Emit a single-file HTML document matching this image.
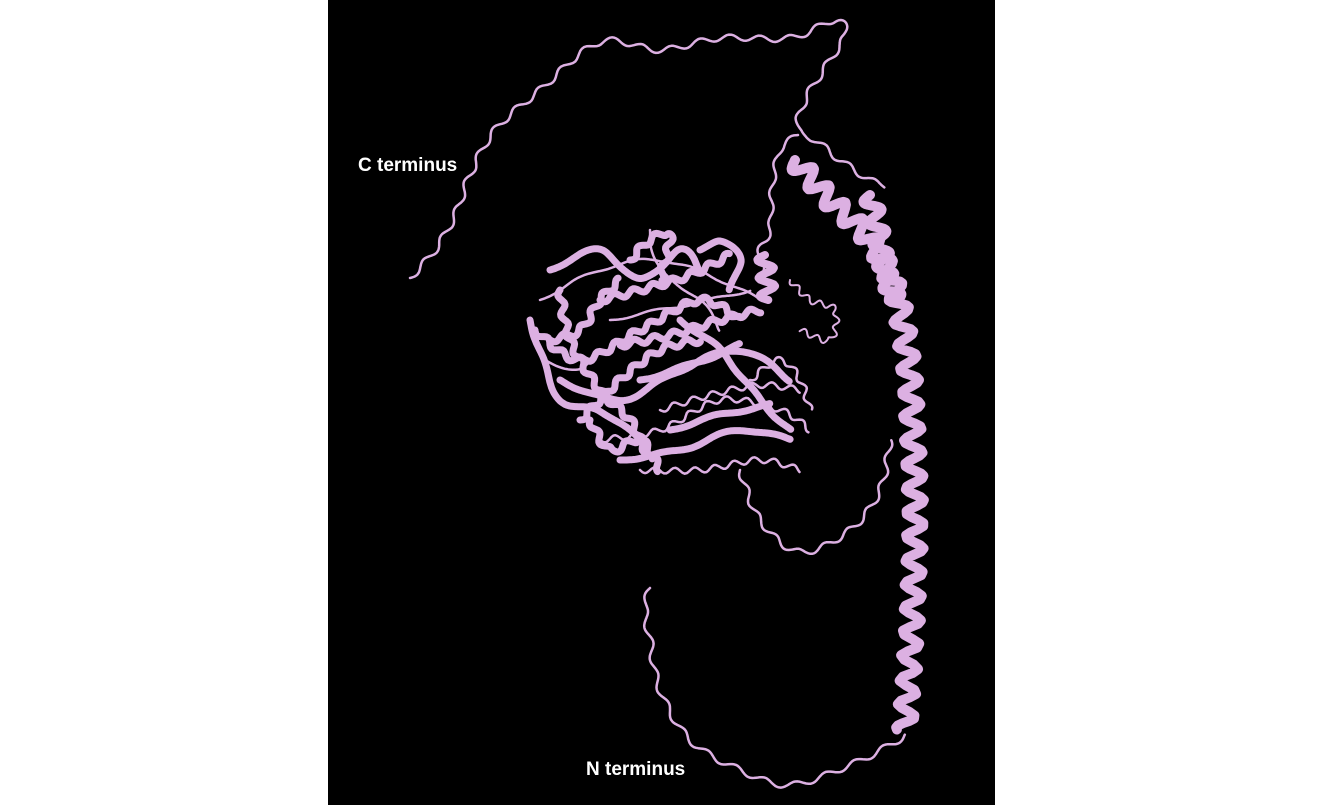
<!DOCTYPE html>
<html><head><meta charset="utf-8"><style>
html,body{margin:0;padding:0;background:#fff;width:1343px;height:805px;overflow:hidden}
#panel{position:absolute;left:328px;top:0;width:667px;height:805px;background:#000}
.lbl{position:absolute;color:#fff;font:bold 19px "Liberation Sans",sans-serif}
svg{position:absolute;left:0;top:0}
</style></head><body>
<div id="panel"></div>
<svg id="s" width="1343" height="805"></svg>
<div class="lbl" style="left:358px;top:155px">C terminus</div>
<div class="lbl" style="left:586px;top:759px">N terminus</div>
<script>
const NS="http://www.w3.org/2000/svg",svg=document.getElementById('s');
const C="#dcb0e2";
function catmull(pts,n){const o=[];for(let i=0;i<pts.length-1;i++){const p0=pts[Math.max(i-1,0)],p1=pts[i],p2=pts[i+1],p3=pts[Math.min(i+2,pts.length-1)];for(let t=0;t<n;t++){const u=t/n,u2=u*u,u3=u2*u;o.push([0.5*(2*p1[0]+(-p0[0]+p2[0])*u+(2*p0[0]-5*p1[0]+4*p2[0]-p3[0])*u2+(-p0[0]+3*p1[0]-3*p2[0]+p3[0])*u3),0.5*(2*p1[1]+(-p0[1]+p2[1])*u+(2*p0[1]-5*p1[1]+4*p2[1]-p3[1])*u2+(-p0[1]+3*p1[1]-3*p2[1]+p3[1])*u3)]);}}o.push(pts[pts.length-1]);return o;}
function wavy(pts,amp,per,w,name){const c=catmull(pts,30);let d="",L=0;for(let i=0;i<c.length;i++){if(i)L+=Math.hypot(c[i][0]-c[i-1][0],c[i][1]-c[i-1][1]);const a=c[Math.max(i-1,0)],b=c[Math.min(i+1,c.length-1)];let dx=b[0]-a[0],dy=b[1]-a[1],l=Math.hypot(dx,dy)||1;const s=amp*Math.sin(L/per*2*Math.PI);d+=(i?"L":"M")+(c[i][0]-dy/l*s).toFixed(1)+","+(c[i][1]+dx/l*s).toFixed(1);}
const p=document.createElementNS(NS,'path');p.setAttribute('d',d);p.setAttribute('fill','none');p.setAttribute('stroke',C);p.setAttribute('stroke-width',w);p.setAttribute('stroke-linejoin','round');p.setAttribute('stroke-linecap','round');


svg.appendChild(p);}
// C-terminal coil
wavy([[410,278],[435,250],[455,215],[470,175],[495,130],[540,90],[600,42],[660,50],[720,38],[790,38],[835,20],[845,35],[830,60],[805,100],[798,130],[815,140],[840,160],[870,180],[885,185]],3,30,2.5,'c-terminal-coil');
wavy([[798,135],[780,150],[772,190],[770,230],[760,250],[765,280]],2.5,30,2.5,'linker-coil');
// helices
wavy([[795,160],[830,200],[870,240],[895,290],[908,360],[913,440],[915,520],[912,620],[905,730]],9,24,10,'long-helix');
wavy([[870,195],[878,230],[885,270],[895,300]],8,22,10,'short-helix');
wavy([[765,255],[768,300]],8,18,8,'small-helix');
// N-terminal coil
wavy([[650,588],[645,610],[650,640],[660,690],[690,740],[740,770],[790,785],[850,765],[890,745],[905,735]],3,32,2.5,'n-terminal-coil');
wavy([[740,470],[760,520],[800,552],[850,530],[880,490],[890,440]],3,28,2.5,'domain-loop');
wavy([[790,280],[810,300],[835,310],[830,340],[800,330]],3,14,2,'loop-right');
// globular domain
const dom=[[[540,300],[600,270],[660,260],[720,280],[760,300]],[[535,330],[580,360],[640,330],[700,300],[740,320]],[[560,380],[620,400],[680,370],[740,350],[790,380]],[[600,440],[660,430],[720,400],[780,410],[810,430]],[[620,460],[680,450],[740,430],[790,440]],[[560,290],[570,340],[600,390],[630,420],[650,460]],[[650,230],[660,270],[700,300],[720,330]],[[580,420],[620,380],[660,350],[700,340]],[[550,270],[600,250],[640,280],[680,250],[700,270]],[[640,470],[700,470],[760,460],[800,470]],[[530,320],[560,400],[600,410],[640,440]],
[[600,300],[640,290],[690,275],[730,255]],[[610,320],[660,310],[710,300],[750,290]],[[620,345],[670,335],[720,320],[760,310]],[[640,380],[690,365],[740,345]],[[660,410],[710,395],[760,385],[800,390]],[[670,430],[720,415],[770,405]],[[550,340],[580,330],[600,300],[620,280]],[[545,360],[580,370],[600,350]],[[590,420],[610,450],[640,440],[660,470]],[[700,250],[720,240],[740,260],[730,290]],[[750,380],[780,360],[800,380],[810,410]],[[680,320],[720,350],[760,400],[790,430]],[[630,260],[650,240],[670,235],[660,280]]];
dom.forEach((pts,i)=>{wavy(pts,i%2?3:1.5,i%2?20:60,i%3==0?2.5:7,'domain-strand-'+i);});
</script>
</body></html>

◆ ◆ ◆ ◆ ◆

**TASK TO COMPLETE**: Repeat the listing verbatim. Skip the pictures.

**REPLY**:
Emit a single-file HTML document matching this image.
<!DOCTYPE html>
<html><head><meta charset="utf-8"><style>
html,body{margin:0;padding:0;background:#fff;width:1343px;height:805px;overflow:hidden}
#panel{position:absolute;left:328px;top:0;width:667px;height:805px;background:#000}
.lbl{position:absolute;color:#fff;font:bold 19px "Liberation Sans",sans-serif}
svg{position:absolute;left:0;top:0}
</style></head><body>
<div id="panel"></div>
<svg id="s" width="1343" height="805"></svg>
<div class="lbl" style="left:358px;top:155px">C terminus</div>
<div class="lbl" style="left:586px;top:759px">N terminus</div>
<script>
const NS="http://www.w3.org/2000/svg",svg=document.getElementById('s');
const C="#dcb0e2";
function catmull(pts,n){const o=[];for(let i=0;i<pts.length-1;i++){const p0=pts[Math.max(i-1,0)],p1=pts[i],p2=pts[i+1],p3=pts[Math.min(i+2,pts.length-1)];for(let t=0;t<n;t++){const u=t/n,u2=u*u,u3=u2*u;o.push([0.5*(2*p1[0]+(-p0[0]+p2[0])*u+(2*p0[0]-5*p1[0]+4*p2[0]-p3[0])*u2+(-p0[0]+3*p1[0]-3*p2[0]+p3[0])*u3),0.5*(2*p1[1]+(-p0[1]+p2[1])*u+(2*p0[1]-5*p1[1]+4*p2[1]-p3[1])*u2+(-p0[1]+3*p1[1]-3*p2[1]+p3[1])*u3)]);}}o.push(pts[pts.length-1]);return o;}
function wavy(pts,amp,per,w,name){const c=catmull(pts,30);let d="",L=0;for(let i=0;i<c.length;i++){if(i)L+=Math.hypot(c[i][0]-c[i-1][0],c[i][1]-c[i-1][1]);const a=c[Math.max(i-1,0)],b=c[Math.min(i+1,c.length-1)];let dx=b[0]-a[0],dy=b[1]-a[1],l=Math.hypot(dx,dy)||1;const s=amp*Math.sin(L/per*2*Math.PI);d+=(i?"L":"M")+(c[i][0]-dy/l*s).toFixed(1)+","+(c[i][1]+dx/l*s).toFixed(1);}
const p=document.createElementNS(NS,'path');p.setAttribute('d',d);p.setAttribute('fill','none');p.setAttribute('stroke',C);p.setAttribute('stroke-width',w);p.setAttribute('stroke-linejoin','round');p.setAttribute('stroke-linecap','round');


svg.appendChild(p);}
// C-terminal coil
wavy([[410,278],[435,250],[455,215],[470,175],[495,130],[540,90],[600,42],[660,50],[720,38],[790,38],[835,20],[845,35],[830,60],[805,100],[798,130],[815,140],[840,160],[870,180],[885,185]],3,30,2.5,'c-terminal-coil');
wavy([[798,135],[780,150],[772,190],[770,230],[760,250],[765,280]],2.5,30,2.5,'linker-coil');
// helices
wavy([[795,160],[830,200],[870,240],[895,290],[908,360],[913,440],[915,520],[912,620],[905,730]],9,24,10,'long-helix');
wavy([[870,195],[878,230],[885,270],[895,300]],8,22,10,'short-helix');
wavy([[765,255],[768,300]],8,18,8,'small-helix');
// N-terminal coil
wavy([[650,588],[645,610],[650,640],[660,690],[690,740],[740,770],[790,785],[850,765],[890,745],[905,735]],3,32,2.5,'n-terminal-coil');
wavy([[740,470],[760,520],[800,552],[850,530],[880,490],[890,440]],3,28,2.5,'domain-loop');
wavy([[790,280],[810,300],[835,310],[830,340],[800,330]],3,14,2,'loop-right');
// globular domain
const dom=[[[540,300],[600,270],[660,260],[720,280],[760,300]],[[535,330],[580,360],[640,330],[700,300],[740,320]],[[560,380],[620,400],[680,370],[740,350],[790,380]],[[600,440],[660,430],[720,400],[780,410],[810,430]],[[620,460],[680,450],[740,430],[790,440]],[[560,290],[570,340],[600,390],[630,420],[650,460]],[[650,230],[660,270],[700,300],[720,330]],[[580,420],[620,380],[660,350],[700,340]],[[550,270],[600,250],[640,280],[680,250],[700,270]],[[640,470],[700,470],[760,460],[800,470]],[[530,320],[560,400],[600,410],[640,440]],
[[600,300],[640,290],[690,275],[730,255]],[[610,320],[660,310],[710,300],[750,290]],[[620,345],[670,335],[720,320],[760,310]],[[640,380],[690,365],[740,345]],[[660,410],[710,395],[760,385],[800,390]],[[670,430],[720,415],[770,405]],[[550,340],[580,330],[600,300],[620,280]],[[545,360],[580,370],[600,350]],[[590,420],[610,450],[640,440],[660,470]],[[700,250],[720,240],[740,260],[730,290]],[[750,380],[780,360],[800,380],[810,410]],[[680,320],[720,350],[760,400],[790,430]],[[630,260],[650,240],[670,235],[660,280]]];
dom.forEach((pts,i)=>{wavy(pts,i%2?3:1.5,i%2?20:60,i%3==0?2.5:7,'domain-strand-'+i);});
</script>
</body></html>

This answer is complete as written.